We’ve all known it for a while but by and large we’ve taken each failed PED test as an isolated incident, shaken our heads about cheats and tried not to think too hard about it.
We can’t do that anymore. With Jon Fitch, Hector Lombard and most shockingly of all… Anderson Silva, the Greatest of All Time failing drug tests, it’s clear that cheating is endemic in MMA and the sport as a whole has to do something drastic about it now, or else risk it’s very future.
It’s clear that we can’t rely on all the promotions to do it because drug testing is expensive and can cost you your star attraction, both of which can sink a lesser company. We can’t rely on the many governing bodies to do it, because as we’ve seen so often, they are directly beholden to the promotions for their funding and you don’t bite the hand that feeds.
So, is an international governing body the answer?
No. For one thing, such a body would be almost impossible to create in a meaningful fashion. For another, it’s been shown that international governing bodies tend to be far from corruption and bias free (yes FIFA and the IOC, I’m looking at you.)
In a sport which is dominated by one brand, it falls to the UFC to put their money where their mouth is and take a stand. They need to institute a broad ranging, transparent, out-of-competition testing regime, probably using one of the major independent anti-doping organisations like VADA or WADA where their fighters can be tested at any time.
These test results would be released to UFC officials and the public simultaneously, with set punishments for each drug infraction. A failure for PEDS should result in a ban of no less than a year and immediate stripping of any titles, while a failure for other drugs like painkillers or recreational drugs should receive a lesser, if still considerable penalty which includes mandatory rehabilitation treatment.

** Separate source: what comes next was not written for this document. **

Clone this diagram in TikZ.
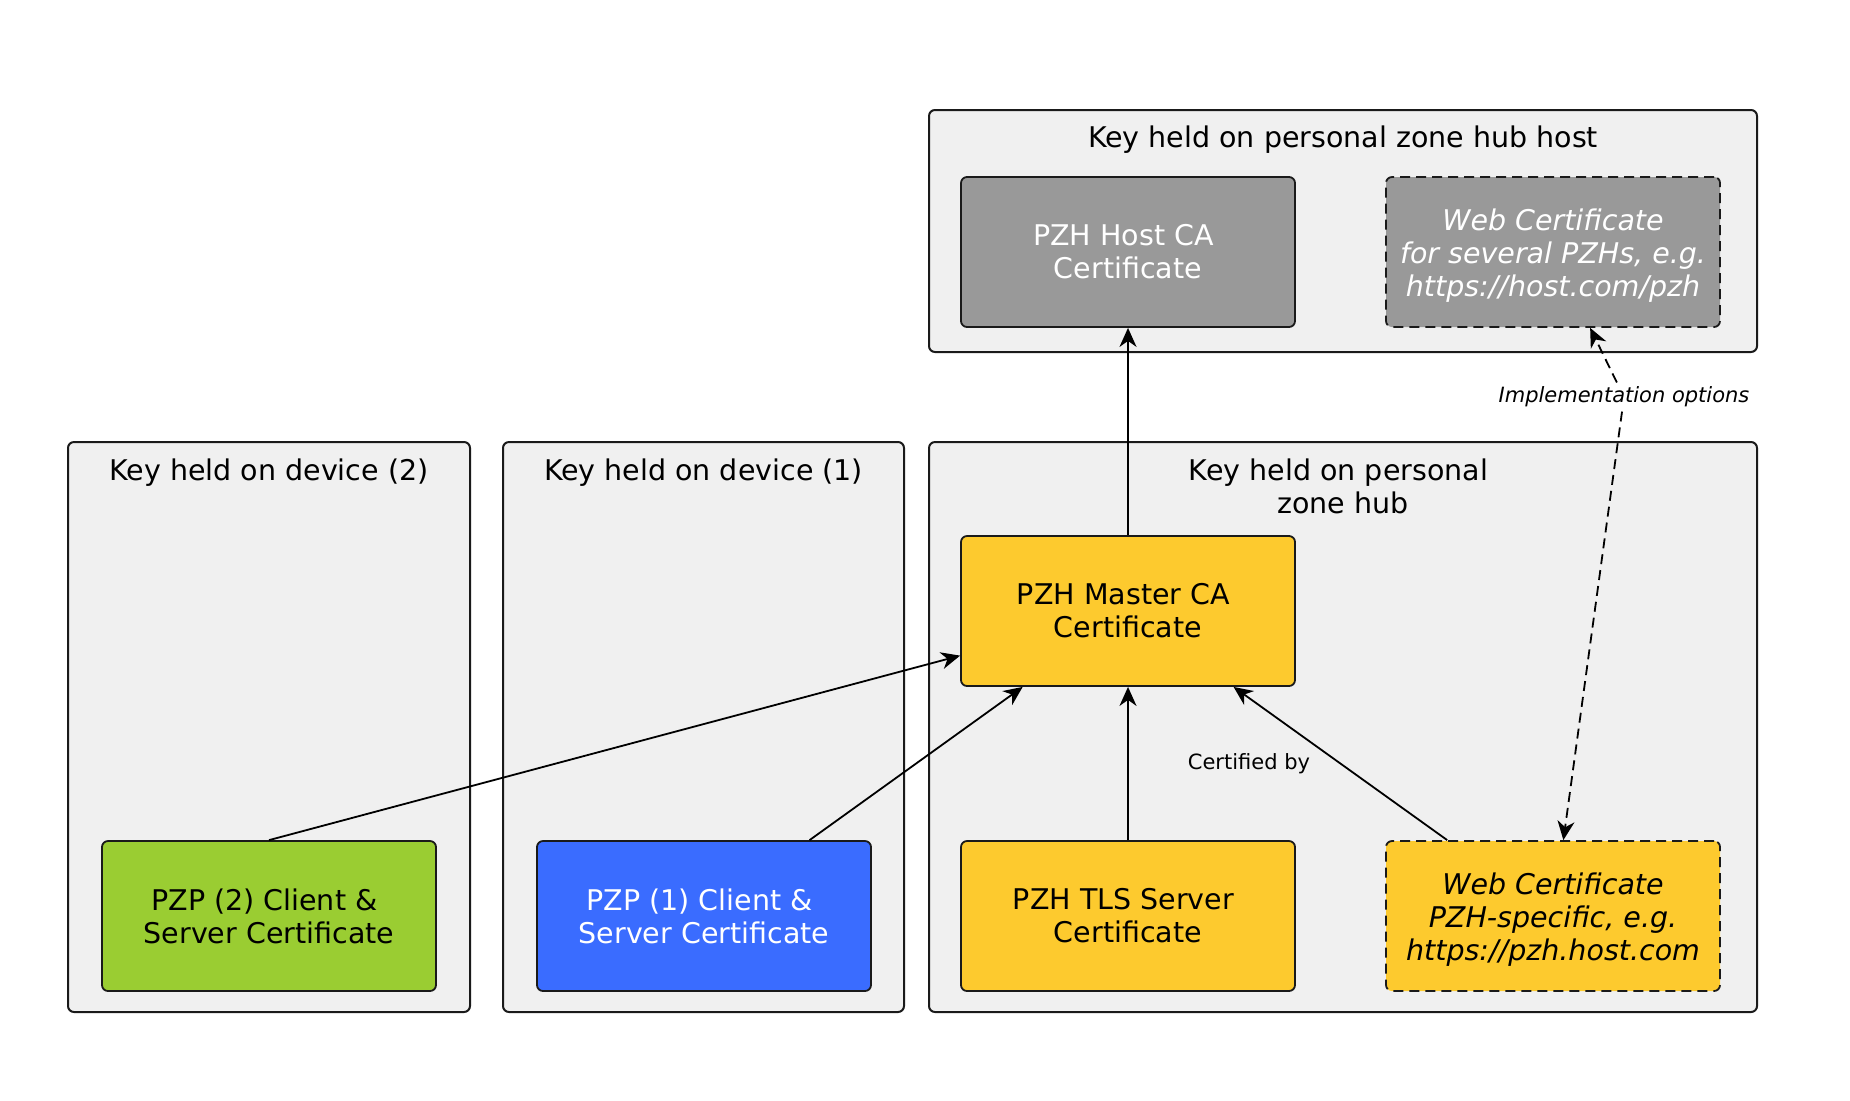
\documentclass[tikz,border=0pt]{standalone}
\usepackage{fontspec}
\setmainfont{DejaVu Sans}
\usetikzlibrary{arrows.meta}
\definecolor{contfill}{HTML}{F0F0F0}
\definecolor{greyfill}{HTML}{999999}
\definecolor{greenfill}{HTML}{9ACD32}
\definecolor{bluefill}{HTML}{3A6CFF}
\definecolor{yellowfill}{HTML}{FDCA2E}
\definecolor{edgecol}{HTML}{1A1A1A}
\newcommand\tsp{\kern0.318em}
\newcommand\lowstrut{\rule{0pt}{14.4pt}}
\tikzset{
  container/.style={draw=edgecol, line width=1pt, fill=contfill, rounded corners=3pt, inner sep=0pt},
  certbox/.style={draw=edgecol, line width=0.9pt, rounded corners=3pt, minimum width=167pt, minimum height=75pt, align=center, inner sep=0pt, font=\fontsize{14.25pt}{16.5pt}\selectfont},
  title/.style={font=\fontsize{14.25pt}{16.5pt}\selectfont, align=center, inner sep=0pt},
  small/.style={font=\fontsize{10.5pt}{12.5pt}\selectfont},
  arr/.style={draw=black, line width=0.9pt, -{Stealth[length=9.5pt, width=8.5pt, inset=3pt]}},
  dasharr/.style={arr, dash pattern=on 5pt off 3pt},
  dashedbox/.style={dash pattern=on 5pt off 3pt}
}
\begin{document}
\begin{tikzpicture}[x=0.5pt, y=-0.5pt]
\useasboundingbox[fill=white] (0,0) rectangle (1850,1100);

% containers
\node[container, minimum width=414pt, minimum height=121pt] (hostcont) at (1343,231) {};
\node[container, minimum width=201pt, minimum height=285pt] (dev2) at (269,727) {};
\node[container, minimum width=200.5pt, minimum height=285pt] (dev1) at (703.5,727) {};
\node[container, minimum width=414pt, minimum height=285pt] (hub) at (1343,727) {};

% container titles
\node[title, anchor=base] (thost) at (1343,147) {Key held on personal zone hub host};
\node[title, anchor=base] (tdev2) at (269,480) {Key held on device (2)};
\node[title, anchor=base] (tdev1) at (703.5,480) {Key held on device (1)};
\node[title, anchor=base] (thub1) at (1343,480) {Key held on personal\tsp};
\node[title, anchor=base] (thub2) at (1343,513) {zone hub};

% certificate boxes
\node[certbox, fill=greyfill, text=white] (hostca) at (1128,252) {PZH Host CA\tsp\\Certificate};
\node[certbox, dashedbox, fill=greyfill, text=white, font=\fontsize{14.25pt}{16.5pt}\selectfont\itshape] (webhost) at (1553,252) {\lowstrut Web Certificate\\for several PZHs, e.g.\\https://host.com/pzh};
\node[certbox, fill=yellowfill] (master) at (1128,611) {PZH Master CA\tsp\\Certificate};
\node[certbox, fill=yellowfill] (tls) at (1128,916) {PZH TLS Server\tsp\\Certificate};
\node[certbox, dashedbox, fill=yellowfill, font=\fontsize{14.25pt}{16.5pt}\selectfont\itshape] (webpzh) at (1553,916) {\lowstrut Web Certificate\\PZH-specific, e.g.\\https://pzh.host.com};
\node[certbox, fill=greenfill] (pzp2) at (269,916) {PZP (2) Client \&\tsp\\Server Certificate};
\node[certbox, fill=bluefill, text=white] (pzp1) at (704,916) {PZP (1) Client \&\tsp\\Server Certificate};

% labels
\node[small, inner sep=2pt] (certby) at (1249,764) {Certified by};
\node[small, inner sep=2pt, font=\fontsize{10.5pt}{12.5pt}\selectfont\itshape] (impl) at (1624,397) {Implementation options};

% connectors
\draw[arr] (master) -- (hostca);
\draw[arr] (pzp2.north) -- (master);
\draw[arr] (pzp1) -- (master);
\draw[arr] (tls) -- (master);
\draw[arr] (webpzh) -- (master);
\draw[dasharr] (impl) -- (webhost);
\draw[dasharr] (impl) -- (webpzh);
\end{tikzpicture}
\end{document}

If the UFC – as the highest paying, most prestigious organization in the world – makes a stand against cheating, that you will be caught and your career will suffer considerable harm, then the use of performance enhancing drugs in the sport will diminish and at the very least, the sport will be seen to at least be trying to self police and keep itself clean.
Fighters with aspirations of UFC careers will be discouraged from juicing and promotion seeking to emulate the banner-brand’s sheen of respectability will follow suit insofar as they can.
If the UFC’s announcement today is anything less than something this far reaching, then the prospects for the sport as a whole are not pleasant.
MMA needs to be seen to be a clean, fair sport in order to maintain (let alone increase) it’s tenuous hold on mainstream acceptance. Any shirking from the contest ahead, against the sport’s inner demons could spell the end for MMA as a legitimate sport.